_STATED TASK_
Print, word for word, every line from the beginning of the listing up to and including the line with "const logTicks = [-10, -8, -6, -4, -2, 0];". Pictures are to be excluded.

_INFORMATION SUPPLIED_
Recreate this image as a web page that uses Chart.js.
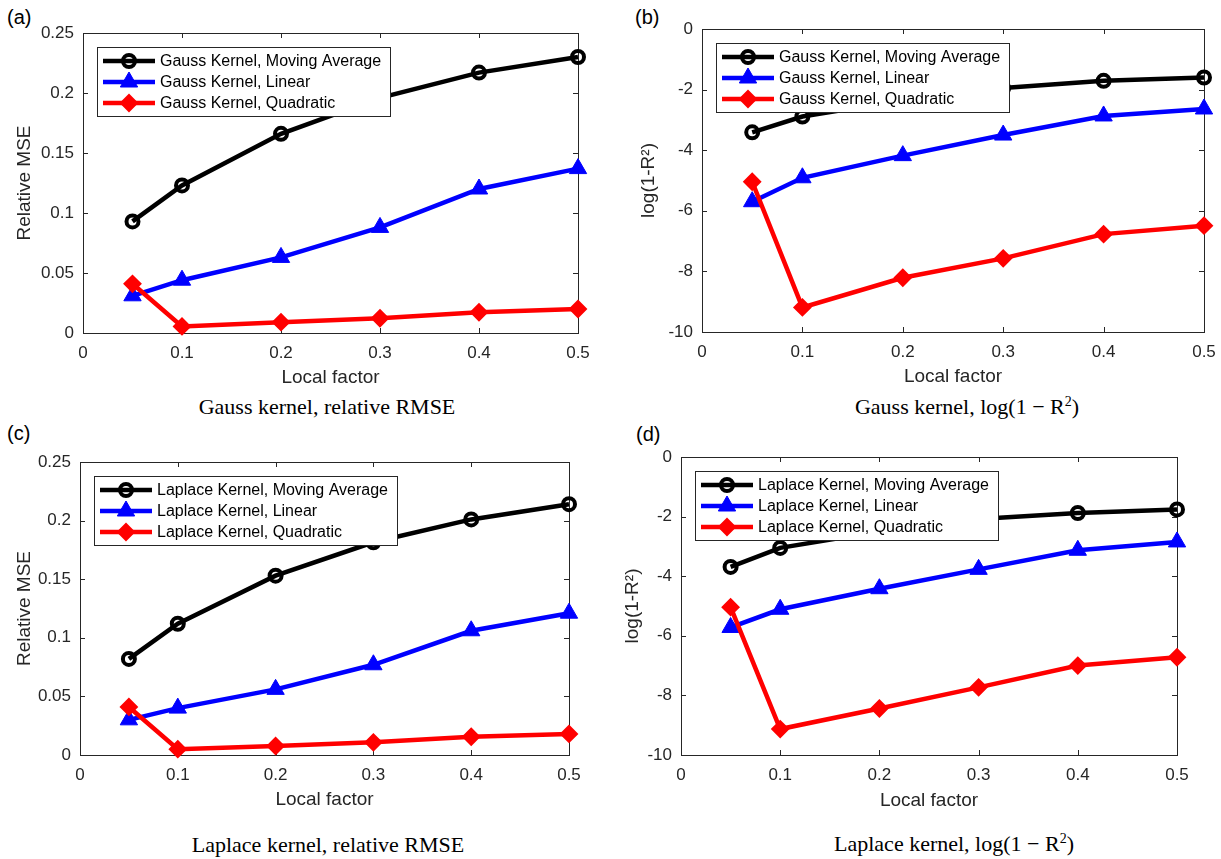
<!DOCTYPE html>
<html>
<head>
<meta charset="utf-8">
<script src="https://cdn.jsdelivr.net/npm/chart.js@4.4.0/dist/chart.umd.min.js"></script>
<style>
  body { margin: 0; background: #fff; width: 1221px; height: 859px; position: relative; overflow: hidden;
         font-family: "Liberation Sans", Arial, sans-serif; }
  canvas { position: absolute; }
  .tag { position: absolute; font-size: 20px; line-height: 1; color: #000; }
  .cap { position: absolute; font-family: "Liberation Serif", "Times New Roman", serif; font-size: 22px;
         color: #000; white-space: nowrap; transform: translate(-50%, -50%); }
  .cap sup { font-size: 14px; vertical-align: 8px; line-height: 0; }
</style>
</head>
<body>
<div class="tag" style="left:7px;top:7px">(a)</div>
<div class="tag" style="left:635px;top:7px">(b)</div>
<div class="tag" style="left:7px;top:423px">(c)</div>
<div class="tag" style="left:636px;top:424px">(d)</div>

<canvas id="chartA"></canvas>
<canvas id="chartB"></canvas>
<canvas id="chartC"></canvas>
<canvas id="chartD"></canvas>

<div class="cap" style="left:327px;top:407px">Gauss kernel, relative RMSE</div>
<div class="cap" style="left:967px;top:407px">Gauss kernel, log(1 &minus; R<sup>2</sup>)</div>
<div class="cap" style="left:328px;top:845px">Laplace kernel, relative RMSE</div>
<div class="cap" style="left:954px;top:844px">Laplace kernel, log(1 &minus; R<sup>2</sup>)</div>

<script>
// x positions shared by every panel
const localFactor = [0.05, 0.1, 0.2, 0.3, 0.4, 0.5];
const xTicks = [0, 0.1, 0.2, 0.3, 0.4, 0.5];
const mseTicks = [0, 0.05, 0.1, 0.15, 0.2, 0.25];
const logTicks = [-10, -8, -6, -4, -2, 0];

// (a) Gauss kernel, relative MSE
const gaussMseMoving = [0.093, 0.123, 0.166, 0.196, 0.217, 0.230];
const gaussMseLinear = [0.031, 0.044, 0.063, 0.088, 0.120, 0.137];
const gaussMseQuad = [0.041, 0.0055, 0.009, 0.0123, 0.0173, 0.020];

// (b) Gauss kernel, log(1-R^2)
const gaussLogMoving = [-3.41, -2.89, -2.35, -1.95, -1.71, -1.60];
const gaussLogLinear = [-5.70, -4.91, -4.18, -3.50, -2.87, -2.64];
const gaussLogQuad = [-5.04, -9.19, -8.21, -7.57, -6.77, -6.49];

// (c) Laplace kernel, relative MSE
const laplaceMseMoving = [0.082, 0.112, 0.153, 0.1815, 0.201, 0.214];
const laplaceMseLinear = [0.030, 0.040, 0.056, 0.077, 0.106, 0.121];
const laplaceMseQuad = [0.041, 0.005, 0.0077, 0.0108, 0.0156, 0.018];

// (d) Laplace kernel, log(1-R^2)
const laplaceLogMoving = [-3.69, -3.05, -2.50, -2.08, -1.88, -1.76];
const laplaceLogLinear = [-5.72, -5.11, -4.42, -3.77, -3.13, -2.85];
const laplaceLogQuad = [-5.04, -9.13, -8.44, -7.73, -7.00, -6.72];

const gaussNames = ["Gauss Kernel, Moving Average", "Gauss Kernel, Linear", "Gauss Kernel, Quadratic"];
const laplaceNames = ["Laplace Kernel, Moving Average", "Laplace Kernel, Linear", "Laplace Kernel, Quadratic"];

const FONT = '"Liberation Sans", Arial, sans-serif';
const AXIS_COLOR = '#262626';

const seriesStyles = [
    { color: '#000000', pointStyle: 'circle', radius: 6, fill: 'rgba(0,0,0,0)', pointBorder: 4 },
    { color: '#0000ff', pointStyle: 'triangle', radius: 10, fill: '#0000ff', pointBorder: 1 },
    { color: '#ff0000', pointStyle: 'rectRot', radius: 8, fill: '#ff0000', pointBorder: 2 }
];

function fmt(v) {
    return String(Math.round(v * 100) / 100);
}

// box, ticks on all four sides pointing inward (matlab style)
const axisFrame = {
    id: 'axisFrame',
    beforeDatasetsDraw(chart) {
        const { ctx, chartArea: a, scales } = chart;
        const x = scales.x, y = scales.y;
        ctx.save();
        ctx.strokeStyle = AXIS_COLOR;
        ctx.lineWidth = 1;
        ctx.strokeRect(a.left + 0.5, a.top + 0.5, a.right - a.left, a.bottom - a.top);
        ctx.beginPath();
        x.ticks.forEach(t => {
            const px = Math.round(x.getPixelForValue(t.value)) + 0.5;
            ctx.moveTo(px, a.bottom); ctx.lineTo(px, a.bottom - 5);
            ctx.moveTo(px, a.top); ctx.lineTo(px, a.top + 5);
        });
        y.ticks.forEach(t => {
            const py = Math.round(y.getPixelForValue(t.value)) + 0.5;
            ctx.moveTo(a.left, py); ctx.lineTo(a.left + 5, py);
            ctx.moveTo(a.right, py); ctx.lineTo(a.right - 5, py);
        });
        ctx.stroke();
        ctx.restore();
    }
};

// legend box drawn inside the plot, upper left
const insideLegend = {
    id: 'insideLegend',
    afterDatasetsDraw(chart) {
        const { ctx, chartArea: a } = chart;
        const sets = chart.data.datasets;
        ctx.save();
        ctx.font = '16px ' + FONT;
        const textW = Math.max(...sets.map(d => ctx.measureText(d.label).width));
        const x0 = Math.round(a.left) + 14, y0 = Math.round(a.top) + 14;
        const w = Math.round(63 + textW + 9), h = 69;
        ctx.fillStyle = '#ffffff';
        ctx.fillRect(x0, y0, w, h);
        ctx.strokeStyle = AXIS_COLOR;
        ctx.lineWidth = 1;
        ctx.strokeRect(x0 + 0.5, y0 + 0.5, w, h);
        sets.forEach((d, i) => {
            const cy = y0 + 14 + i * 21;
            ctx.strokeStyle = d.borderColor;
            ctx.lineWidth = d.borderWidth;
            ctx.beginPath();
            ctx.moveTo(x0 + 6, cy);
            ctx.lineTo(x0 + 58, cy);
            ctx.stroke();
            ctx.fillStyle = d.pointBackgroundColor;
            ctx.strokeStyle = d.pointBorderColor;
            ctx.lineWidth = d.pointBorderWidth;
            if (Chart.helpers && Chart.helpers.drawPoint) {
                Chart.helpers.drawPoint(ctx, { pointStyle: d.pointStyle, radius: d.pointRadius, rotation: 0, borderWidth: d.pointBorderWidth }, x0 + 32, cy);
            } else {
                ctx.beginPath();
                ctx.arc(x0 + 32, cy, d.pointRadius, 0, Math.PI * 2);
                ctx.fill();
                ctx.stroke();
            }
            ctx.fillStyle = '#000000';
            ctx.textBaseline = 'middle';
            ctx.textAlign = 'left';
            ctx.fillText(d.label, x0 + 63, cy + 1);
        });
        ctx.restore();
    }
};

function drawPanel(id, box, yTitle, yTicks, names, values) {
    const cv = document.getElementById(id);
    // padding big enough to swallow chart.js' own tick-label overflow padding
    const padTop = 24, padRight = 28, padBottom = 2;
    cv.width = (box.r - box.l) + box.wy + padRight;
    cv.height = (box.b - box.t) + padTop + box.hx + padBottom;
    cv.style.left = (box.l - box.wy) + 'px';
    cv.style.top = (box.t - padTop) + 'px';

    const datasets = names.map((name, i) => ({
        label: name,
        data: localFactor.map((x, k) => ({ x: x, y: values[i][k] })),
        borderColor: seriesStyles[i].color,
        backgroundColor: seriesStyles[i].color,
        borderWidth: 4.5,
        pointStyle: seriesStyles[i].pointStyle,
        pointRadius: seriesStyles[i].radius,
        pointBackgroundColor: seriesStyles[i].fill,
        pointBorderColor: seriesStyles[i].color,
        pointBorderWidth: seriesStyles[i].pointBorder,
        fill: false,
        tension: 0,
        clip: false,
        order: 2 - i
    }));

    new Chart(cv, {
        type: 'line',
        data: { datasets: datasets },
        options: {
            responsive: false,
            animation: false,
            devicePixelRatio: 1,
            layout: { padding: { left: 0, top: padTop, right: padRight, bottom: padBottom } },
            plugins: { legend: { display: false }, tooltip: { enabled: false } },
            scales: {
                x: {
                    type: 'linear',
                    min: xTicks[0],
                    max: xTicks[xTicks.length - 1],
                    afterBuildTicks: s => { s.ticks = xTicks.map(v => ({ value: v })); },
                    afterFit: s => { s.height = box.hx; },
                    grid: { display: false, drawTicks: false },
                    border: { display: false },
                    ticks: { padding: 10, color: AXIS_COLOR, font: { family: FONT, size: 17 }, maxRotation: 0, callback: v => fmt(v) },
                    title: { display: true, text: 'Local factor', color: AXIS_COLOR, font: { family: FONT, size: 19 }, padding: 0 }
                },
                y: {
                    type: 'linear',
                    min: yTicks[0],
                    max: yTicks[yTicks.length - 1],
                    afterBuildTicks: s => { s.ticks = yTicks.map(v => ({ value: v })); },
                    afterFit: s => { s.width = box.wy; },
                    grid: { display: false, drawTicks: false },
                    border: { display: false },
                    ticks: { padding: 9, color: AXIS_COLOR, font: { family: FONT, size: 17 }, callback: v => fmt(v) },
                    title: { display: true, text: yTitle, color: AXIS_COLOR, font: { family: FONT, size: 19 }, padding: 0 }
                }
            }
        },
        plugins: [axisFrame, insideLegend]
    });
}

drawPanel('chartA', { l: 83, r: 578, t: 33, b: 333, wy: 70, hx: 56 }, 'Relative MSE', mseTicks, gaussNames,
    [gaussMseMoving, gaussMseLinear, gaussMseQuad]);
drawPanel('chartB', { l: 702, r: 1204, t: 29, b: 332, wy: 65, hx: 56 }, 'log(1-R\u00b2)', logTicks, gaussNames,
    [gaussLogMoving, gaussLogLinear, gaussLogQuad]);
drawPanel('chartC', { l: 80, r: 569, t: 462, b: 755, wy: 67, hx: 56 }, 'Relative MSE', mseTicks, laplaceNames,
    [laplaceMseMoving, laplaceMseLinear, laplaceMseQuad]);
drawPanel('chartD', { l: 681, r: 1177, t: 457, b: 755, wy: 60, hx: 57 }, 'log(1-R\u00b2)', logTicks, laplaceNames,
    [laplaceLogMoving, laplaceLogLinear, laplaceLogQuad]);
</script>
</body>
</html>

_FINISHED TASK_
Recreate this image as a web page that uses Chart.js.
<!DOCTYPE html>
<html>
<head>
<meta charset="utf-8">
<script src="https://cdn.jsdelivr.net/npm/chart.js@4.4.0/dist/chart.umd.min.js"></script>
<style>
  body { margin: 0; background: #fff; width: 1221px; height: 859px; position: relative; overflow: hidden;
         font-family: "Liberation Sans", Arial, sans-serif; }
  canvas { position: absolute; }
  .tag { position: absolute; font-size: 20px; line-height: 1; color: #000; }
  .cap { position: absolute; font-family: "Liberation Serif", "Times New Roman", serif; font-size: 22px;
         color: #000; white-space: nowrap; transform: translate(-50%, -50%); }
  .cap sup { font-size: 14px; vertical-align: 8px; line-height: 0; }
</style>
</head>
<body>
<div class="tag" style="left:7px;top:7px">(a)</div>
<div class="tag" style="left:635px;top:7px">(b)</div>
<div class="tag" style="left:7px;top:423px">(c)</div>
<div class="tag" style="left:636px;top:424px">(d)</div>

<canvas id="chartA"></canvas>
<canvas id="chartB"></canvas>
<canvas id="chartC"></canvas>
<canvas id="chartD"></canvas>

<div class="cap" style="left:327px;top:407px">Gauss kernel, relative RMSE</div>
<div class="cap" style="left:967px;top:407px">Gauss kernel, log(1 &minus; R<sup>2</sup>)</div>
<div class="cap" style="left:328px;top:845px">Laplace kernel, relative RMSE</div>
<div class="cap" style="left:954px;top:844px">Laplace kernel, log(1 &minus; R<sup>2</sup>)</div>

<script>
// x positions shared by every panel
const localFactor = [0.05, 0.1, 0.2, 0.3, 0.4, 0.5];
const xTicks = [0, 0.1, 0.2, 0.3, 0.4, 0.5];
const mseTicks = [0, 0.05, 0.1, 0.15, 0.2, 0.25];
const logTicks = [-10, -8, -6, -4, -2, 0];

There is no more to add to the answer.